* **SOURCE DATA**
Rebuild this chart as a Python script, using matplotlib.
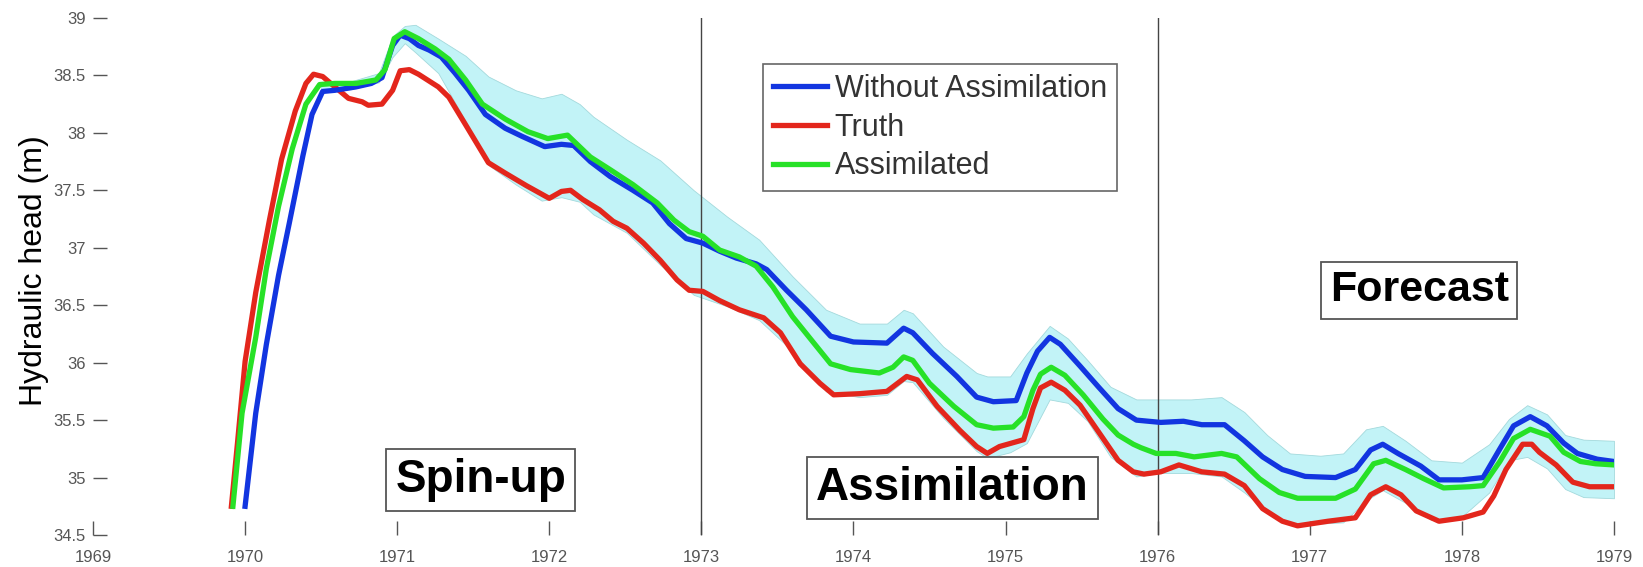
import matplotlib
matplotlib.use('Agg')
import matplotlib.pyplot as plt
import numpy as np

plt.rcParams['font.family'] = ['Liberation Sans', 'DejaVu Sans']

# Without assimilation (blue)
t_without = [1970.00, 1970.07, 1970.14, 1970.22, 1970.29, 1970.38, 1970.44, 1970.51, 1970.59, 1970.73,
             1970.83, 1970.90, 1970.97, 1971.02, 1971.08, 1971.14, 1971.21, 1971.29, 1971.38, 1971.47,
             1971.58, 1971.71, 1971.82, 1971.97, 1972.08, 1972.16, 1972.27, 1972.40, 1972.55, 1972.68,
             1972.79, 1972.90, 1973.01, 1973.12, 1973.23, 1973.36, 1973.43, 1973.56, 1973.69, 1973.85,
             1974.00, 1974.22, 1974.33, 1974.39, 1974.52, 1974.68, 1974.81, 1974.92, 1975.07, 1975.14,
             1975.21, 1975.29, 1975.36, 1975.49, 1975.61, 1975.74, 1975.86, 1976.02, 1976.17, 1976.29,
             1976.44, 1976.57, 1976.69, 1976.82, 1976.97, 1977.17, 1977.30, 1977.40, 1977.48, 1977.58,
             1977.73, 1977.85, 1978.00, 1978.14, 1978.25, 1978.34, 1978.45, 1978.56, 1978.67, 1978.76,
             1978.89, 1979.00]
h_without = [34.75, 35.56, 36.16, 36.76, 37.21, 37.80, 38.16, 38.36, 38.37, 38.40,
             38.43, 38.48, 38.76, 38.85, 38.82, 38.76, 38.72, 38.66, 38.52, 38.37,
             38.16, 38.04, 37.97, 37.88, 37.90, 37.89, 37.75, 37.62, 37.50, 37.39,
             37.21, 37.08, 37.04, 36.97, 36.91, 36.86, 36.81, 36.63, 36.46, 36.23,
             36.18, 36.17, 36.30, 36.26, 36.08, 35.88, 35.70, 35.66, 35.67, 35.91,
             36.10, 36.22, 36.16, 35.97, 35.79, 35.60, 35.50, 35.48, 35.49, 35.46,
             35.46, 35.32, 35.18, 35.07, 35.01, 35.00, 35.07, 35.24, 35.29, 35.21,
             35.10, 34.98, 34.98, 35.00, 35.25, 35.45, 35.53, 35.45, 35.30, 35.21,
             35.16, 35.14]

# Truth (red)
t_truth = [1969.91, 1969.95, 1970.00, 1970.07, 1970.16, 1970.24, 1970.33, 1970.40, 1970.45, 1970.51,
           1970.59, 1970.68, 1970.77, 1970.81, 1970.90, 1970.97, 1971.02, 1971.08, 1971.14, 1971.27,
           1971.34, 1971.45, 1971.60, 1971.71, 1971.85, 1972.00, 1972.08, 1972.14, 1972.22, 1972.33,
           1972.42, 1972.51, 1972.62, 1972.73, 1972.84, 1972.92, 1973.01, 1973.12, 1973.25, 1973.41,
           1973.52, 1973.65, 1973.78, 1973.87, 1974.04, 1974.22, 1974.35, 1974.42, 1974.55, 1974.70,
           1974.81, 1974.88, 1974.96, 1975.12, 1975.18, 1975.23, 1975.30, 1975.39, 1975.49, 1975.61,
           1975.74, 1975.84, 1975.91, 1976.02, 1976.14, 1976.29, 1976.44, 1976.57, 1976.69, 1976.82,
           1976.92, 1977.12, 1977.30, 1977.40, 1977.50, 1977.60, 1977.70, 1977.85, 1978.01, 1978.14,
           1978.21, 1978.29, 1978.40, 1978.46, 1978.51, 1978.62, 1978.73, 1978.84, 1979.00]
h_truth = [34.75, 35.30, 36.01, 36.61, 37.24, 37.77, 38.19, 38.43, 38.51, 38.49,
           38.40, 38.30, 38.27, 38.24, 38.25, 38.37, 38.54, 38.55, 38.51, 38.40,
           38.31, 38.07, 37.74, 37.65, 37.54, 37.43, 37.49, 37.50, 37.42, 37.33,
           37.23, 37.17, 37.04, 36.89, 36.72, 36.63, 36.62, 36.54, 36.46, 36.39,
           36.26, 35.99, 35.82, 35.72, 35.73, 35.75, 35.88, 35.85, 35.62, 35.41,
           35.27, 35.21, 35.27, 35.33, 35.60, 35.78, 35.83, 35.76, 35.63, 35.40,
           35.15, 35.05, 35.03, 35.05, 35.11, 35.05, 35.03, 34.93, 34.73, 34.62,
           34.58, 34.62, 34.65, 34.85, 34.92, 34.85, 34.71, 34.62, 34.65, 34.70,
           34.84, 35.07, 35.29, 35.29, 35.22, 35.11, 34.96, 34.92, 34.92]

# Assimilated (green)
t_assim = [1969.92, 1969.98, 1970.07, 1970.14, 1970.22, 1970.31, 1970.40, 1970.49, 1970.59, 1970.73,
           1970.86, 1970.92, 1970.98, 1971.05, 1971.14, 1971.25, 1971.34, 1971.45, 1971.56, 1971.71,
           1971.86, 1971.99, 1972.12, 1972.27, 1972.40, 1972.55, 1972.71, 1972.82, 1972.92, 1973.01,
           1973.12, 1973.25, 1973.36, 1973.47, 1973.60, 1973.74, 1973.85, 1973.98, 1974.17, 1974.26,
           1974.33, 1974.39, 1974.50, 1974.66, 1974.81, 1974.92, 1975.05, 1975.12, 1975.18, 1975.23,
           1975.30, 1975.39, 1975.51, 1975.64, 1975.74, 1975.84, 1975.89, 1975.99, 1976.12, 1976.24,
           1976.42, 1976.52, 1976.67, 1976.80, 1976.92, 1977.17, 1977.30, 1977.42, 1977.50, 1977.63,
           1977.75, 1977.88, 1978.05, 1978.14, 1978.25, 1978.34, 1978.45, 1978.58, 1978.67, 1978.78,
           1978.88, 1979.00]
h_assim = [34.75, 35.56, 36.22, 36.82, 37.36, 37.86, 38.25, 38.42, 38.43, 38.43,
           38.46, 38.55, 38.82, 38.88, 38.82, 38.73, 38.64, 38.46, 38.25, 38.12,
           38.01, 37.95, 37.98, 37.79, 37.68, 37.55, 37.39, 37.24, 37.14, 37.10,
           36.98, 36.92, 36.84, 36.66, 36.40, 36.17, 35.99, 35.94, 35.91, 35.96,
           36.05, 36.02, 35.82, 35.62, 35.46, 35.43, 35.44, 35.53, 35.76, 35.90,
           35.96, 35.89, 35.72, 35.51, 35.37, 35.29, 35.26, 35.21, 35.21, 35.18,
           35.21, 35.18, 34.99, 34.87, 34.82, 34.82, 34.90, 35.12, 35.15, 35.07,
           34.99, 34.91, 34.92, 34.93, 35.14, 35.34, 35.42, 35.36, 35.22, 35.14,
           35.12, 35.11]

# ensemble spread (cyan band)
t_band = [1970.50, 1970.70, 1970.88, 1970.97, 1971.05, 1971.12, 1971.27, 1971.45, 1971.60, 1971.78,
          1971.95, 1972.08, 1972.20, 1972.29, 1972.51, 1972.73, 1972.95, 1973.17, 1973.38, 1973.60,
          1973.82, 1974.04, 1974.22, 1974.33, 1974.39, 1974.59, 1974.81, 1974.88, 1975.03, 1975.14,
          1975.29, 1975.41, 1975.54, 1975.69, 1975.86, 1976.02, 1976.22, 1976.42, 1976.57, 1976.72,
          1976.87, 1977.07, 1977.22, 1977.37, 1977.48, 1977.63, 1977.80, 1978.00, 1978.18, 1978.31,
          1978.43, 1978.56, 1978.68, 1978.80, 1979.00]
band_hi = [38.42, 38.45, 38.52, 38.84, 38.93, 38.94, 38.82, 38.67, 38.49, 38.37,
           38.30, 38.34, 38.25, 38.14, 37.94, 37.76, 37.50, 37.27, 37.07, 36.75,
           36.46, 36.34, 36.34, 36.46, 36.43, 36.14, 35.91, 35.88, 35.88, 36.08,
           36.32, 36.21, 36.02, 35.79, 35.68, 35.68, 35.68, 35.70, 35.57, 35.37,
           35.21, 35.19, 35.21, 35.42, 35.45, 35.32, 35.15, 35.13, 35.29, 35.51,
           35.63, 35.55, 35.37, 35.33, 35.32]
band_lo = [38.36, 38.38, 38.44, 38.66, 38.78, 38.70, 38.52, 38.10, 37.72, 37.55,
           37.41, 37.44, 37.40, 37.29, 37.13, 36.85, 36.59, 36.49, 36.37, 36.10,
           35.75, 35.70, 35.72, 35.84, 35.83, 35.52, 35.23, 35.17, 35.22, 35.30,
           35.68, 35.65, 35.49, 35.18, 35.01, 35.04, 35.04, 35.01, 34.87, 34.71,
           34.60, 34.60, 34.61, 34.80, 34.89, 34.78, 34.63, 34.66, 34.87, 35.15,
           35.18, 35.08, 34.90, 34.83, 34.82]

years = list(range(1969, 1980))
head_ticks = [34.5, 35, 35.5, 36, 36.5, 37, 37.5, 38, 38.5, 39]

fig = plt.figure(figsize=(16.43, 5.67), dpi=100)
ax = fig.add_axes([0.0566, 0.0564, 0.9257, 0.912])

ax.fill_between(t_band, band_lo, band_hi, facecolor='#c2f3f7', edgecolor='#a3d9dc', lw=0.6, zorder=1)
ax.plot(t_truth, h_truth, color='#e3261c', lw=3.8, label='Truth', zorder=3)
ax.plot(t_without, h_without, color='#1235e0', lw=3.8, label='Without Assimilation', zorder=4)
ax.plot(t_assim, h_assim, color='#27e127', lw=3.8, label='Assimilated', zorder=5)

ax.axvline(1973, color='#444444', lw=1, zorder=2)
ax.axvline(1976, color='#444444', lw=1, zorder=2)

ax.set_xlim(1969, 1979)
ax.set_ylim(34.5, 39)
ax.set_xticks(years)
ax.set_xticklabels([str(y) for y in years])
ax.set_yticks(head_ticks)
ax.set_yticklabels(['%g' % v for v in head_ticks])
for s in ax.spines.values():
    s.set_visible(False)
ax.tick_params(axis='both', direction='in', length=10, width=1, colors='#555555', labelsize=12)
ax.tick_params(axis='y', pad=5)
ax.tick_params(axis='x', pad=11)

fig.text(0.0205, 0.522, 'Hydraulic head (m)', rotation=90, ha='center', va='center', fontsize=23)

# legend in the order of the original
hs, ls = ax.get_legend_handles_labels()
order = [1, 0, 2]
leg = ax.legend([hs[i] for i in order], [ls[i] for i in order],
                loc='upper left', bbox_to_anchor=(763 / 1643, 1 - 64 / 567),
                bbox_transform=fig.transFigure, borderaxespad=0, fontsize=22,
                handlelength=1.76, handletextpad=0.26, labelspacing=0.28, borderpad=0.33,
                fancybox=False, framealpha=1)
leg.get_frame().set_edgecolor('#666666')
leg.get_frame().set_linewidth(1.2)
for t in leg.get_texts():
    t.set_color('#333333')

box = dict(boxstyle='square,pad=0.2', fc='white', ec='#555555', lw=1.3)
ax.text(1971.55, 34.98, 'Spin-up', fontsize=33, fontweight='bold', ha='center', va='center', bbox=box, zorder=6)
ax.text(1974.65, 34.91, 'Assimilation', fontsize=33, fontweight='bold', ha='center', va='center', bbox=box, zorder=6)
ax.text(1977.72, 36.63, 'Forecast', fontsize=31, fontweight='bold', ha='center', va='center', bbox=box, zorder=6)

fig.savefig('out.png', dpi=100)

* **AIM OF THE TASK**
Please reproduce the listing exactly from its opening line through the line that contains "plt.rcParams['font.family'] = ['Liberation", both included, with all pictures omitted.

* **TASK RESPONSE**
Rebuild this chart as a Python script, using matplotlib.
import matplotlib
matplotlib.use('Agg')
import matplotlib.pyplot as plt
import numpy as np

plt.rcParams['font.family'] = ['Liberation Sans', 'DejaVu Sans']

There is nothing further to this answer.